┌─ Source data
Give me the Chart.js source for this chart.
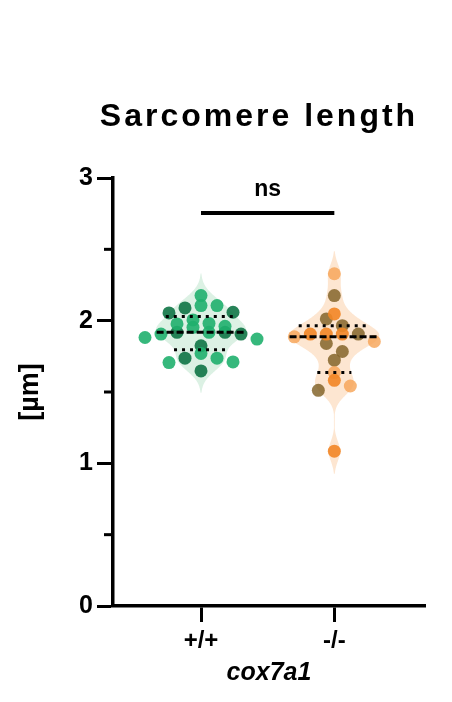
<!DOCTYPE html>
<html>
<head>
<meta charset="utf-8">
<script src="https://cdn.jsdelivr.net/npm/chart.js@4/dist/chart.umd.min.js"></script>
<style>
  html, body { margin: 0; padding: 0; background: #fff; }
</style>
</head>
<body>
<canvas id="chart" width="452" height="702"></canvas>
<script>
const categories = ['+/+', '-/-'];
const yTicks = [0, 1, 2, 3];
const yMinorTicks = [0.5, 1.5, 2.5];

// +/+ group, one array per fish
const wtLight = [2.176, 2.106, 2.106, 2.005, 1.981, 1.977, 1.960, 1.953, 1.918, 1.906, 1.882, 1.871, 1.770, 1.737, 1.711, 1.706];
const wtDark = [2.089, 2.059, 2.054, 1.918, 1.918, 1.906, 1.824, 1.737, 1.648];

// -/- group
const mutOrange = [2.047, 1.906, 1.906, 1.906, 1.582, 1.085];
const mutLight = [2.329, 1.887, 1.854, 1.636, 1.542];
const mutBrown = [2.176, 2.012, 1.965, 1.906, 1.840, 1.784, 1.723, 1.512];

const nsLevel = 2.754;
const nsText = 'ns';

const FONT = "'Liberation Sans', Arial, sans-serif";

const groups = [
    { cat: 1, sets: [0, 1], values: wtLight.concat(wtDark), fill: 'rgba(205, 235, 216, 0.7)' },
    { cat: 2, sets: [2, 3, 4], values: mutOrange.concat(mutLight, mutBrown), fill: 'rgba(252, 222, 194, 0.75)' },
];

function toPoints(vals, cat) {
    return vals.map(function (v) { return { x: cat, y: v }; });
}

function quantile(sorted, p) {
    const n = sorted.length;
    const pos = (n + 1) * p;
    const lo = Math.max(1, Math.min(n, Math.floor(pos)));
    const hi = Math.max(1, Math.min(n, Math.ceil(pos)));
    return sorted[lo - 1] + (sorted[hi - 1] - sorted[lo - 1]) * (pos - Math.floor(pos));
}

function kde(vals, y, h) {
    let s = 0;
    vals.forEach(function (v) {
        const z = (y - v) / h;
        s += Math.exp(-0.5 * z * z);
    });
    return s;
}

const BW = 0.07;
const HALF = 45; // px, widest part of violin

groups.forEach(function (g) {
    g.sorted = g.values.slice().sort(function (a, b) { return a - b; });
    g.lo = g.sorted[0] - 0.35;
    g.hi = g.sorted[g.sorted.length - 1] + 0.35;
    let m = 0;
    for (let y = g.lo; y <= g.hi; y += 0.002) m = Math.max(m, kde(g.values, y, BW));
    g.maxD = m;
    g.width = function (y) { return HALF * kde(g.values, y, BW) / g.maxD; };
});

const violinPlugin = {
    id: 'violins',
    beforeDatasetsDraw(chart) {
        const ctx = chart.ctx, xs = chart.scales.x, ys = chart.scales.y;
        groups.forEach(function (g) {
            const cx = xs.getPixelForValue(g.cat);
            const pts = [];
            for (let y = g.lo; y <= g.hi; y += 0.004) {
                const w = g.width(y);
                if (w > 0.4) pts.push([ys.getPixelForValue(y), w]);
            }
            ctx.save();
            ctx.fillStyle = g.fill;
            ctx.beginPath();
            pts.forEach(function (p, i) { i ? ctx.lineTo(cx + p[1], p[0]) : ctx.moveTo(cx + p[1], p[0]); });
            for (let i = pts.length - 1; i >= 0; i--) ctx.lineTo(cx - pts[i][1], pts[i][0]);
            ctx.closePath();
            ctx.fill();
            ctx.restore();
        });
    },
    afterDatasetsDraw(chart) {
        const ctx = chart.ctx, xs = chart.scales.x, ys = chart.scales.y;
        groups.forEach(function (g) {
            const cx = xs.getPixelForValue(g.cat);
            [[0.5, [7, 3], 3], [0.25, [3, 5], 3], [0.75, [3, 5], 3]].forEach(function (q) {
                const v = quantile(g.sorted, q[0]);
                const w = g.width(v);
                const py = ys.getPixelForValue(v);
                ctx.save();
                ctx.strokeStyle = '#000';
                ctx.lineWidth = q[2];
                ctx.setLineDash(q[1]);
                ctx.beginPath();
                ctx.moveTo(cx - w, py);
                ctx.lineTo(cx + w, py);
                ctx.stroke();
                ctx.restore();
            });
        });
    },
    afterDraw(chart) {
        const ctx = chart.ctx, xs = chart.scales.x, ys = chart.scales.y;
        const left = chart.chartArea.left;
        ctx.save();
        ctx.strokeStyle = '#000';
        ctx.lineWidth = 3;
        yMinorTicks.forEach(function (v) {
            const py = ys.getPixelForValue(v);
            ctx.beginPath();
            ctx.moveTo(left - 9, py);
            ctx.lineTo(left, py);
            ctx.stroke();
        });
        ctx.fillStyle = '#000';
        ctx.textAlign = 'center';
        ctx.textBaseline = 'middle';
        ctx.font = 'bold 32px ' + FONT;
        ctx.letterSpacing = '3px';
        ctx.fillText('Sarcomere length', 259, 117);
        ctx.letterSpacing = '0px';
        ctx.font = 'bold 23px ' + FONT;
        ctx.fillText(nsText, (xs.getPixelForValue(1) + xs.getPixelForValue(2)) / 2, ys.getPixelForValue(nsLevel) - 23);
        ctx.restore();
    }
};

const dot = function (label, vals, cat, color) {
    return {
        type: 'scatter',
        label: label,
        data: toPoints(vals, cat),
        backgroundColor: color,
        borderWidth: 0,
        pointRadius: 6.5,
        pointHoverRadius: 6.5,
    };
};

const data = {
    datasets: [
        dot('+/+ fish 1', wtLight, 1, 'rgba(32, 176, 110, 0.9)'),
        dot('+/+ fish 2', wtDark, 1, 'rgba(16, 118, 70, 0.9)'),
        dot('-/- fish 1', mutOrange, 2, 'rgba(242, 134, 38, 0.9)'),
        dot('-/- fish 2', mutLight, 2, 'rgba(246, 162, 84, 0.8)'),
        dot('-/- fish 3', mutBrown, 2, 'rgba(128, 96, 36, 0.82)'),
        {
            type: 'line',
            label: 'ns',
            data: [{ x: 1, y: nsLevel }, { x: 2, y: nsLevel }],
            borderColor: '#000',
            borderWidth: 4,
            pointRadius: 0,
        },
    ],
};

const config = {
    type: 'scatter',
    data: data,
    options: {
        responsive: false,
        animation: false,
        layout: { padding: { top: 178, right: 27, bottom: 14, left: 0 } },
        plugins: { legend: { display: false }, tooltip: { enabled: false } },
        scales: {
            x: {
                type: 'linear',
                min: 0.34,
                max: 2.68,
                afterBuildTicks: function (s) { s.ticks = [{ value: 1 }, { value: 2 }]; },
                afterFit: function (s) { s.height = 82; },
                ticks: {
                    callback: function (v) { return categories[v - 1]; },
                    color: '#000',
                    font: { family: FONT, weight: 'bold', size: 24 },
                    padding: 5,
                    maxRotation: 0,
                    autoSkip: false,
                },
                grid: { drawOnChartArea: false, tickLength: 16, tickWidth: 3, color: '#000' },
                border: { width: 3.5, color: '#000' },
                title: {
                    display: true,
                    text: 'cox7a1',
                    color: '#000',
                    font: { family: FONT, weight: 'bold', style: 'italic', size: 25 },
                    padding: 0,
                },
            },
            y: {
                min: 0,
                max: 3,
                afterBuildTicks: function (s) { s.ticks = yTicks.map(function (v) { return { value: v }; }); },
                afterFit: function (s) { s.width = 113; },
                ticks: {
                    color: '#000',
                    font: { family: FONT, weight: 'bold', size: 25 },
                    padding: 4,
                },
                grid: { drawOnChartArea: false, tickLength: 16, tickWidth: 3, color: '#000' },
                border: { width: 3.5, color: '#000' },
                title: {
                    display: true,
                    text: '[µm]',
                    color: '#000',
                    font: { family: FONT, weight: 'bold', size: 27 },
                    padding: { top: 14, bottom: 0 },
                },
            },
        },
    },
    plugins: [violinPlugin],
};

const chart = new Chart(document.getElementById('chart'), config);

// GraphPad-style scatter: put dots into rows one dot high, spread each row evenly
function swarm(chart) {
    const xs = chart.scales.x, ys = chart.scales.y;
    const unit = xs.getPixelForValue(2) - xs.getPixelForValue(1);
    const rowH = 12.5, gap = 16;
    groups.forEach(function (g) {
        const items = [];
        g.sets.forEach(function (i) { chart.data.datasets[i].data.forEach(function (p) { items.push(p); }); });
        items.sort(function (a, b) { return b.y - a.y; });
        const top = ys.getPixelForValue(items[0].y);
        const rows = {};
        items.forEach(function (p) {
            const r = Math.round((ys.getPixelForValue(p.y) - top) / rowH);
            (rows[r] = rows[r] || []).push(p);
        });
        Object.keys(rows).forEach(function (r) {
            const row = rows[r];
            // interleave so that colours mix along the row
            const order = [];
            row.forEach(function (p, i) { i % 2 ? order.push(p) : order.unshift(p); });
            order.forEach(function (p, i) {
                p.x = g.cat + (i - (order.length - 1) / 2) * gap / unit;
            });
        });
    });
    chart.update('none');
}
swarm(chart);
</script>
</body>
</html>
└─
┌─ Source data
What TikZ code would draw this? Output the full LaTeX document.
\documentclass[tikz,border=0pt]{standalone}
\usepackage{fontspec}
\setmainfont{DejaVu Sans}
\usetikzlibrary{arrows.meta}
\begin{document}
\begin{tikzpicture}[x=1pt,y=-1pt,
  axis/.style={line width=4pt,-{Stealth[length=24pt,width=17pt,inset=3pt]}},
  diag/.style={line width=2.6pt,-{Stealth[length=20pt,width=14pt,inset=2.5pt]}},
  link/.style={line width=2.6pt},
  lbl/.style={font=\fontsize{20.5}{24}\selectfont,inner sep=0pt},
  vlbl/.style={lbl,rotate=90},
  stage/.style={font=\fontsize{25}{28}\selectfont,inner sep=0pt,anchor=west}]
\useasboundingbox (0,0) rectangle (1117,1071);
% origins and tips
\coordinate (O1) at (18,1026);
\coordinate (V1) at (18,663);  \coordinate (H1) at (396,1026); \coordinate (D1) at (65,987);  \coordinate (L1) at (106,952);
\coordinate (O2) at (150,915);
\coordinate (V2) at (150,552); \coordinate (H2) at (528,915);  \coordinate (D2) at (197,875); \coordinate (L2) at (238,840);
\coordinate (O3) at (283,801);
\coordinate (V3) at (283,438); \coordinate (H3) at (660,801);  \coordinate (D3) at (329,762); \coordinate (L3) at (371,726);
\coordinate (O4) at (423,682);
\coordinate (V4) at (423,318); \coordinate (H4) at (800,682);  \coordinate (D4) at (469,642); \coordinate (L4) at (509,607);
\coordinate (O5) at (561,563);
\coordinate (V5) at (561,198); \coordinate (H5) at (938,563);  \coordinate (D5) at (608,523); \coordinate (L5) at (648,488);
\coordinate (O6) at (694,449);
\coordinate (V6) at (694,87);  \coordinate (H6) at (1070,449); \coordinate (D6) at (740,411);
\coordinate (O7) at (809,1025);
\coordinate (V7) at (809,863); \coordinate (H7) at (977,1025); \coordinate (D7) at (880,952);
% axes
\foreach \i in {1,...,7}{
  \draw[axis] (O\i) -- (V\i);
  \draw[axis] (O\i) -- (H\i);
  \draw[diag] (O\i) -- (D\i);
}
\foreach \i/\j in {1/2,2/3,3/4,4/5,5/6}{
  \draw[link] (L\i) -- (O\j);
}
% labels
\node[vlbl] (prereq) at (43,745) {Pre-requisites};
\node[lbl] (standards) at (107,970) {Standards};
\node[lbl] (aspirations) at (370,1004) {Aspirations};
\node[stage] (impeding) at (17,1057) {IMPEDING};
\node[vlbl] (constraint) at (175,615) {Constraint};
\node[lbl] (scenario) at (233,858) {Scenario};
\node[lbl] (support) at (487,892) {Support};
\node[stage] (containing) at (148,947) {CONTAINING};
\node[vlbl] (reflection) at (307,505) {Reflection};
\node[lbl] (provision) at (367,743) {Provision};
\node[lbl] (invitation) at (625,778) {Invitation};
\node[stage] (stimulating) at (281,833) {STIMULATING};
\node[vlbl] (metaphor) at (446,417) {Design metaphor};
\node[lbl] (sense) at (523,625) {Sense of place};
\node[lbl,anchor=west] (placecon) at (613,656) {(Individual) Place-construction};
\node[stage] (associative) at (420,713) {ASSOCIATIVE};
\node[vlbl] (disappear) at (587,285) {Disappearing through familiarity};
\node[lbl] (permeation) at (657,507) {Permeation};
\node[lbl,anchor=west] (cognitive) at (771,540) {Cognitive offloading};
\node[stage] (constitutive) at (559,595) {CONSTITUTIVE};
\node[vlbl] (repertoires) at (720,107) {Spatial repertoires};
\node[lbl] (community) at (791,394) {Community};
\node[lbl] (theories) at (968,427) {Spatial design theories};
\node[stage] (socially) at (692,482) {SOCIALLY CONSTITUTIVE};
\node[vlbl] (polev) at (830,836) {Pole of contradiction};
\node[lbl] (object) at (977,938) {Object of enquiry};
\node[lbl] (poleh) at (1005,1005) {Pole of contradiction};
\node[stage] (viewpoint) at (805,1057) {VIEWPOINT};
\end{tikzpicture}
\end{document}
└─
Leaving the pictures out, write out exactly the lines from the line containing "Give me the Chart.js source for this chart." through the line containing "const yMinorTicks = [0.5, 1.5, 2.5];", both included.

Give me the Chart.js source for this chart.
<!DOCTYPE html>
<html>
<head>
<meta charset="utf-8">
<script src="https://cdn.jsdelivr.net/npm/chart.js@4/dist/chart.umd.min.js"></script>
<style>
  html, body { margin: 0; padding: 0; background: #fff; }
</style>
</head>
<body>
<canvas id="chart" width="452" height="702"></canvas>
<script>
const categories = ['+/+', '-/-'];
const yTicks = [0, 1, 2, 3];
const yMinorTicks = [0.5, 1.5, 2.5];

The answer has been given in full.